- **Items**
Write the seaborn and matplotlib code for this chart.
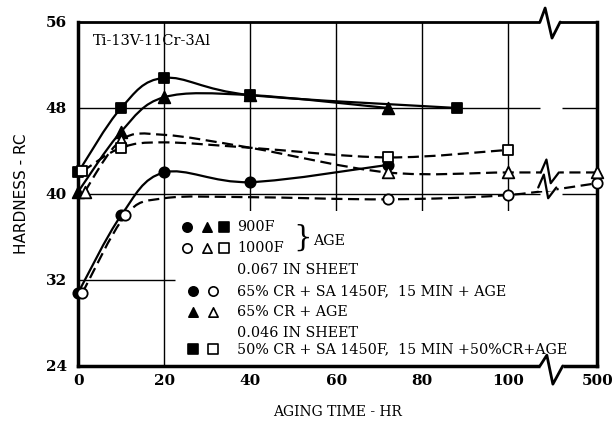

...

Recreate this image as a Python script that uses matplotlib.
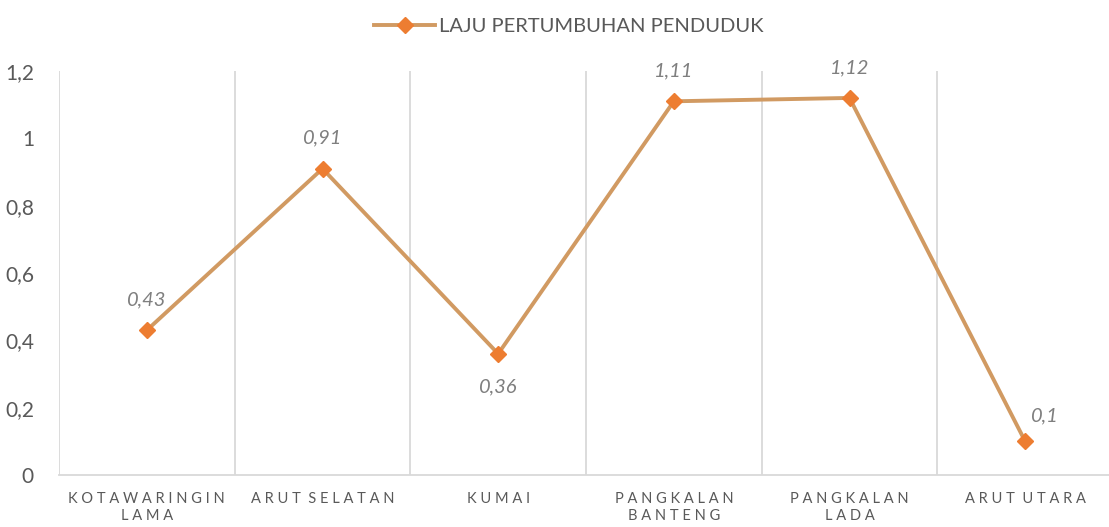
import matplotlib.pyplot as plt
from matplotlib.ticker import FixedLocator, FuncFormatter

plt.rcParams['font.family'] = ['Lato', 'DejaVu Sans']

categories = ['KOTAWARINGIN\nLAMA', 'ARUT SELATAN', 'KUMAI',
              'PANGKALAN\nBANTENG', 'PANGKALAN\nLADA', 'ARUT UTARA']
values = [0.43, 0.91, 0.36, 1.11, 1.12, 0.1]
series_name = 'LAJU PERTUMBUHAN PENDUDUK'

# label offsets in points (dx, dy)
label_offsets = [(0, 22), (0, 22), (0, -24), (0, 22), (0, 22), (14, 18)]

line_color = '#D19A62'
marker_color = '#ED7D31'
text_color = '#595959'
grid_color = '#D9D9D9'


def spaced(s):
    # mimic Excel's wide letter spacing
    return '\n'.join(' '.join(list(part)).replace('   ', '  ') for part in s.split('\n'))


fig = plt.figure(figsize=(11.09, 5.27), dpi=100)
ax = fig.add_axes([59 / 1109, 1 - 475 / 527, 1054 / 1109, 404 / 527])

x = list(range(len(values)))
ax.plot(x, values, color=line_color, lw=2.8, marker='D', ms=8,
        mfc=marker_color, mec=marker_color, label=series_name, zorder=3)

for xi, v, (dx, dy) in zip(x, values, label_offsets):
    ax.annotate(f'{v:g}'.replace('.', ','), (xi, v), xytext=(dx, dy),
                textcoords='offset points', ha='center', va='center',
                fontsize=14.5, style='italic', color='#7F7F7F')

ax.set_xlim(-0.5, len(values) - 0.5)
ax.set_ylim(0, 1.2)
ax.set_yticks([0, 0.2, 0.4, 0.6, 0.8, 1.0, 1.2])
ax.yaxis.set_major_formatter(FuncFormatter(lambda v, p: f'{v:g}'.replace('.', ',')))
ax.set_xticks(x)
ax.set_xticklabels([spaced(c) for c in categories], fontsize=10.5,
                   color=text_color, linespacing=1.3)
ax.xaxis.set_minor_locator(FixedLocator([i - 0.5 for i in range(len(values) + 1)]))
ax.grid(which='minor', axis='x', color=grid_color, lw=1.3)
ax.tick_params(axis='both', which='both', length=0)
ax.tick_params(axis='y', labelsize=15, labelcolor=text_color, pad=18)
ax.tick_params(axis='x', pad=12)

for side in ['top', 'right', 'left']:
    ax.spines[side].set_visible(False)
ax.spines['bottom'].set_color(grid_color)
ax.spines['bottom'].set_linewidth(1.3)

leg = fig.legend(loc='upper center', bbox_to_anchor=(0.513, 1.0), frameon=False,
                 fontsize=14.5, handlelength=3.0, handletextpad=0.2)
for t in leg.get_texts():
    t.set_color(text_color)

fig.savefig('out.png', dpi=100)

- **Given problem**
Copy the lines above exactly, starting with the line that contains "Recreate this image" and ending with the line that contains "grid_color = '#D9D9D9'", and leave out any pictures.

- **Output for this exercise**
Recreate this image as a Python script that uses matplotlib.
import matplotlib.pyplot as plt
from matplotlib.ticker import FixedLocator, FuncFormatter

plt.rcParams['font.family'] = ['Lato', 'DejaVu Sans']

categories = ['KOTAWARINGIN\nLAMA', 'ARUT SELATAN', 'KUMAI',
              'PANGKALAN\nBANTENG', 'PANGKALAN\nLADA', 'ARUT UTARA']
values = [0.43, 0.91, 0.36, 1.11, 1.12, 0.1]
series_name = 'LAJU PERTUMBUHAN PENDUDUK'

# label offsets in points (dx, dy)
label_offsets = [(0, 22), (0, 22), (0, -24), (0, 22), (0, 22), (14, 18)]

line_color = '#D19A62'
marker_color = '#ED7D31'
text_color = '#595959'
grid_color = '#D9D9D9'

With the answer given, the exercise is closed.